§ Set problem
Copy each line containing the word "this" from the records that follow, please.

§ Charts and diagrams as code

-- begin --

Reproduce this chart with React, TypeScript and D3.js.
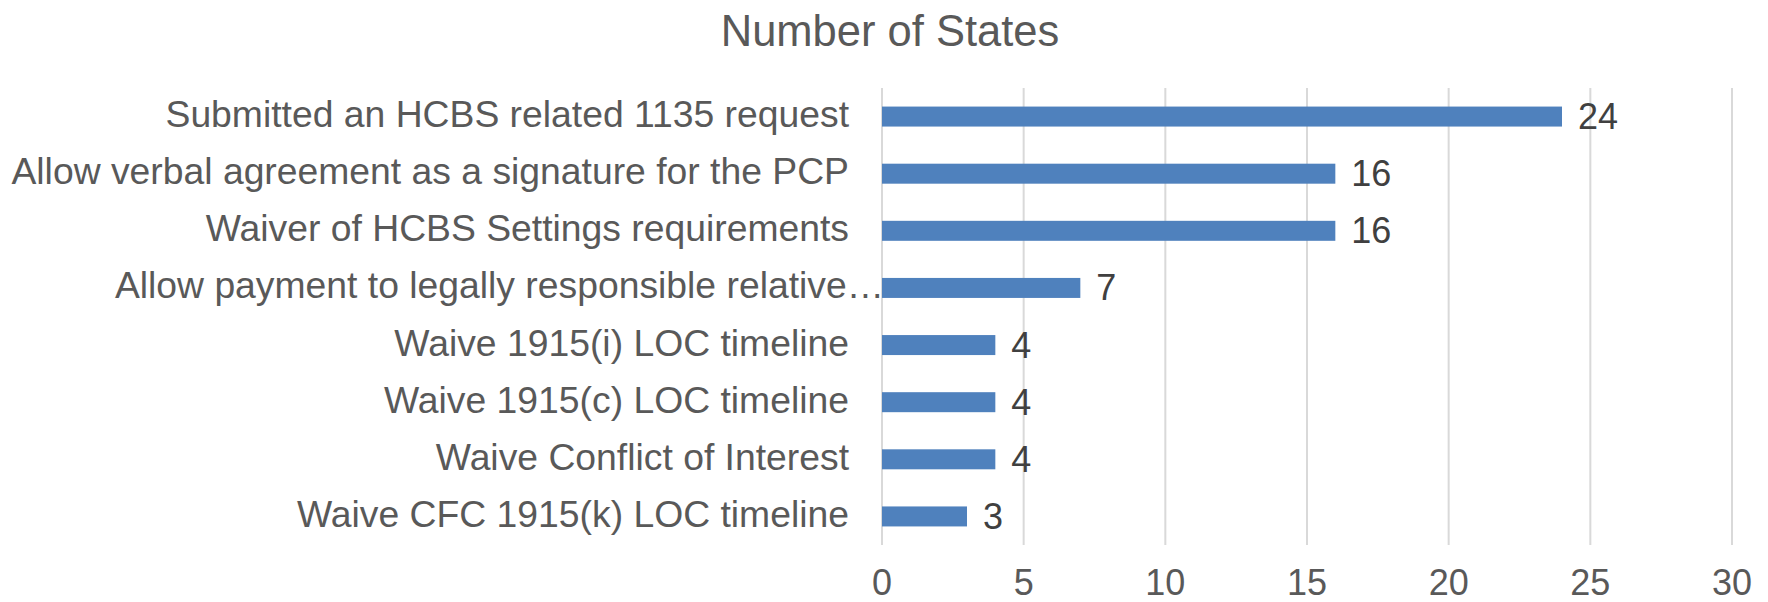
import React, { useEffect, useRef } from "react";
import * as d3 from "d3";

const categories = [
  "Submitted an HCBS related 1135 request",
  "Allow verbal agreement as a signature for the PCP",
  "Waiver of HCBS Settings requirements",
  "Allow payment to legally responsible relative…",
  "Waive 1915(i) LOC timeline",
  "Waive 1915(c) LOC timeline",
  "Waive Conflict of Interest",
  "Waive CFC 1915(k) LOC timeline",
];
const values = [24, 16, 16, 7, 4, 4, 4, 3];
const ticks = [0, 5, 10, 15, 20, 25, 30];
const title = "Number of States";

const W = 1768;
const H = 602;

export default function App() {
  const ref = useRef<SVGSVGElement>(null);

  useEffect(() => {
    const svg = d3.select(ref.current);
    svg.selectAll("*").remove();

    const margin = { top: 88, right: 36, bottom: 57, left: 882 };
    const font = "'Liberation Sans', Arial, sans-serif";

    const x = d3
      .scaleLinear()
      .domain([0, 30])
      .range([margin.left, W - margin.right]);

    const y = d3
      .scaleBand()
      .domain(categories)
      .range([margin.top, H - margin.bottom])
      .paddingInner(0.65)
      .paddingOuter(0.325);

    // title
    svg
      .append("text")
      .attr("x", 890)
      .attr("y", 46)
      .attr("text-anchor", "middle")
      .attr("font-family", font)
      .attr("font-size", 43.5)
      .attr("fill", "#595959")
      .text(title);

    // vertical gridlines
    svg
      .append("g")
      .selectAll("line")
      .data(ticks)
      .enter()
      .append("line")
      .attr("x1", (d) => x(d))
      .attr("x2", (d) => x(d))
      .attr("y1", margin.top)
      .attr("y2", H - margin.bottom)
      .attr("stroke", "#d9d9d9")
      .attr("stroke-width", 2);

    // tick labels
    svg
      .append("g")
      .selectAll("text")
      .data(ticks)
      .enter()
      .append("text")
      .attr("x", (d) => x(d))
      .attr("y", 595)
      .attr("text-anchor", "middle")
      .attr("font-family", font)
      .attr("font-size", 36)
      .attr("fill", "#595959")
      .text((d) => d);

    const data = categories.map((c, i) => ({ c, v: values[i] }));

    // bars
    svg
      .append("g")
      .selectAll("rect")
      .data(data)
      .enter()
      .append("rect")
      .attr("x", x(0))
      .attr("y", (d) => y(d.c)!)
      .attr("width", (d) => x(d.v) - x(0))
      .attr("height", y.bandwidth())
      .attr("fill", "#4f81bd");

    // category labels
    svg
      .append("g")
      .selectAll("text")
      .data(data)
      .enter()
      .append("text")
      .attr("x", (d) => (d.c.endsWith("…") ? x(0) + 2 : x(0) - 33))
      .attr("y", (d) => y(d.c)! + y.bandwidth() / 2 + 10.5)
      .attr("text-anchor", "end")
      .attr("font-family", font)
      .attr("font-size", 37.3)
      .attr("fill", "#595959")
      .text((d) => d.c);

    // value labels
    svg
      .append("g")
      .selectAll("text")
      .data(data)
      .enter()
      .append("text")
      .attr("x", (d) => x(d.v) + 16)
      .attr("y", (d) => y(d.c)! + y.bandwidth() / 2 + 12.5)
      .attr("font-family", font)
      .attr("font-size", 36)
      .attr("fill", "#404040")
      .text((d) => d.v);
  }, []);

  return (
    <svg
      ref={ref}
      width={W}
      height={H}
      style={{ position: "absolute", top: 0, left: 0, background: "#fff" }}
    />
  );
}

-- end --
-- begin --

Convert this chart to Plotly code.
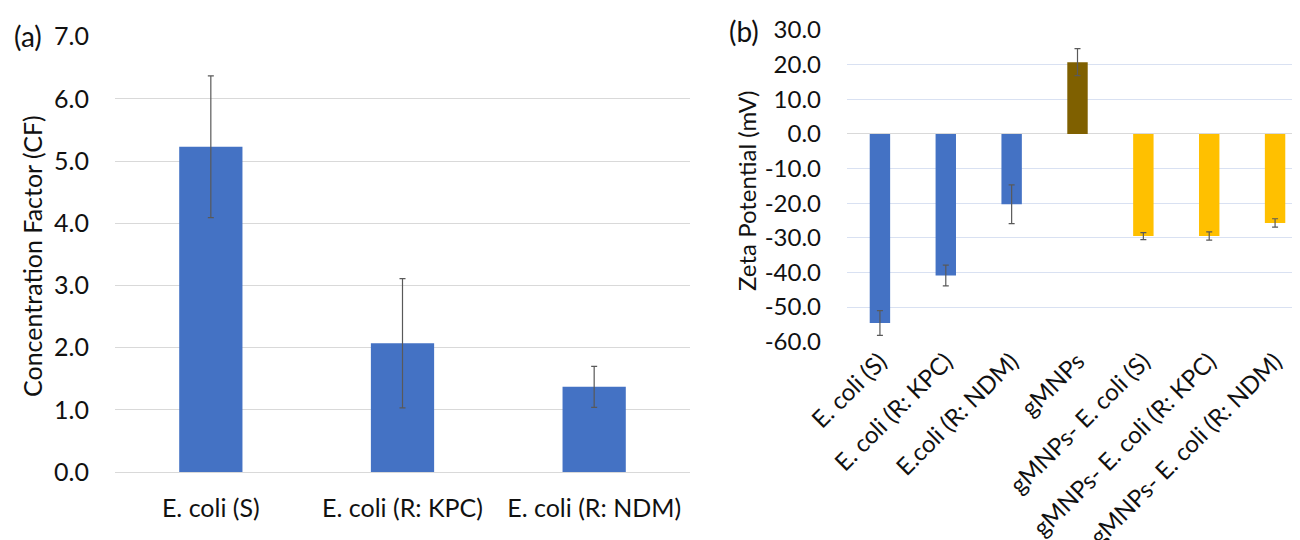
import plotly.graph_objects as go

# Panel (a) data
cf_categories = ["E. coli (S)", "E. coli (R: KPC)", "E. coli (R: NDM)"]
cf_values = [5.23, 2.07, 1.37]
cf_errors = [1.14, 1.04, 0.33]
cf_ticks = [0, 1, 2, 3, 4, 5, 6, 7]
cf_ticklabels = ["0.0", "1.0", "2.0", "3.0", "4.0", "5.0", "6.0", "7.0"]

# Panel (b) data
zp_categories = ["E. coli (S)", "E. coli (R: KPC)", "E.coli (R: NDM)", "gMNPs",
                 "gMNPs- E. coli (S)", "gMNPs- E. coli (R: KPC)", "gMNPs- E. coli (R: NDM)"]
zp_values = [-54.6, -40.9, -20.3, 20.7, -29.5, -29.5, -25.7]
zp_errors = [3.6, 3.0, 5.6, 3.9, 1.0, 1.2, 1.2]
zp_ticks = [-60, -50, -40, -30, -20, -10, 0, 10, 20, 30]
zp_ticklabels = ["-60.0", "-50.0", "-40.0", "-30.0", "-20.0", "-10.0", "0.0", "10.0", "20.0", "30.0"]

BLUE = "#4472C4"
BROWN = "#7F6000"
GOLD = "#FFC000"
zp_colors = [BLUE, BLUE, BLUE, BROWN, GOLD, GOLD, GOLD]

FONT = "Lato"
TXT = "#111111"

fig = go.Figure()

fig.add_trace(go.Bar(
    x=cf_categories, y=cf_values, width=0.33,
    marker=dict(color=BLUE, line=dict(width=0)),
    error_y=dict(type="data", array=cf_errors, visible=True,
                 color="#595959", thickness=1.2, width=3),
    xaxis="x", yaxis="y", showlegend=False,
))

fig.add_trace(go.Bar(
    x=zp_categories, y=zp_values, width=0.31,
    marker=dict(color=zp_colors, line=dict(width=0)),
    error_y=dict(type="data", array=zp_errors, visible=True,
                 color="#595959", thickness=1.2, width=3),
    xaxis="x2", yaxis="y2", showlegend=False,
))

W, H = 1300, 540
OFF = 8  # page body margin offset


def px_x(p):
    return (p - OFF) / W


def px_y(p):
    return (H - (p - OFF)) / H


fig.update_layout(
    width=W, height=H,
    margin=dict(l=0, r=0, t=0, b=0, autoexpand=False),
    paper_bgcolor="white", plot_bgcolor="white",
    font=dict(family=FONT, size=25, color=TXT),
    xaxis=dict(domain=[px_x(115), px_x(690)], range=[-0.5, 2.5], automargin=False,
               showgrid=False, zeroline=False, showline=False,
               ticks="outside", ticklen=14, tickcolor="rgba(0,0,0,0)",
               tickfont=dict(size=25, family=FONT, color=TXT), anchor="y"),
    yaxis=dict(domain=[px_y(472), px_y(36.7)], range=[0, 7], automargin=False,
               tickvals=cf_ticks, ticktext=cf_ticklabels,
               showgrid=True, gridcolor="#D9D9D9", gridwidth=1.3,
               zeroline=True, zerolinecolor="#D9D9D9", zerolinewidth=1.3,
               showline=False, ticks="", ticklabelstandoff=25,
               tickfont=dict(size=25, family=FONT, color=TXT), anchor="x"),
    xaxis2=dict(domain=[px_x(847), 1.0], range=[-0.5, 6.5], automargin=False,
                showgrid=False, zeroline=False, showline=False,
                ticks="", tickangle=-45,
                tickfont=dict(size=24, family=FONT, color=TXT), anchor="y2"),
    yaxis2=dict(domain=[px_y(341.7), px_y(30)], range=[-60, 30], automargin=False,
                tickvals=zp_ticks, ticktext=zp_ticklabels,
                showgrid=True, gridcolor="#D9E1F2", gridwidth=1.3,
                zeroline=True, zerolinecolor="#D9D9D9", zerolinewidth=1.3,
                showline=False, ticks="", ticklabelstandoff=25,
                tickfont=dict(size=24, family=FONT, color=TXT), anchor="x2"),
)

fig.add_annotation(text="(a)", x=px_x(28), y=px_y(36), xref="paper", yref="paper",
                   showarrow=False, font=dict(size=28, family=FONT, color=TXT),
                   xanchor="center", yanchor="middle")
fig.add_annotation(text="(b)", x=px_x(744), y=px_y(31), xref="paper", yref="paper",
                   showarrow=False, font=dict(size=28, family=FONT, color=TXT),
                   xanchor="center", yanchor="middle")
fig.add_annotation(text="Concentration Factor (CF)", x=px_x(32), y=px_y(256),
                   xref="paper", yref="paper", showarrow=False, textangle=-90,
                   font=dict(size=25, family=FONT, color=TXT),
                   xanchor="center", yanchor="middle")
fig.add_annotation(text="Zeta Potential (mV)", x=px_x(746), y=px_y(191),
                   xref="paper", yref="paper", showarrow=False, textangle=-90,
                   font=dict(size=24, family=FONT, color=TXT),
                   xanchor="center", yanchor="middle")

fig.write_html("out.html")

-- end --

§ Solution
Reproduce this chart with React, TypeScript and D3.js.
Convert this chart to Plotly code.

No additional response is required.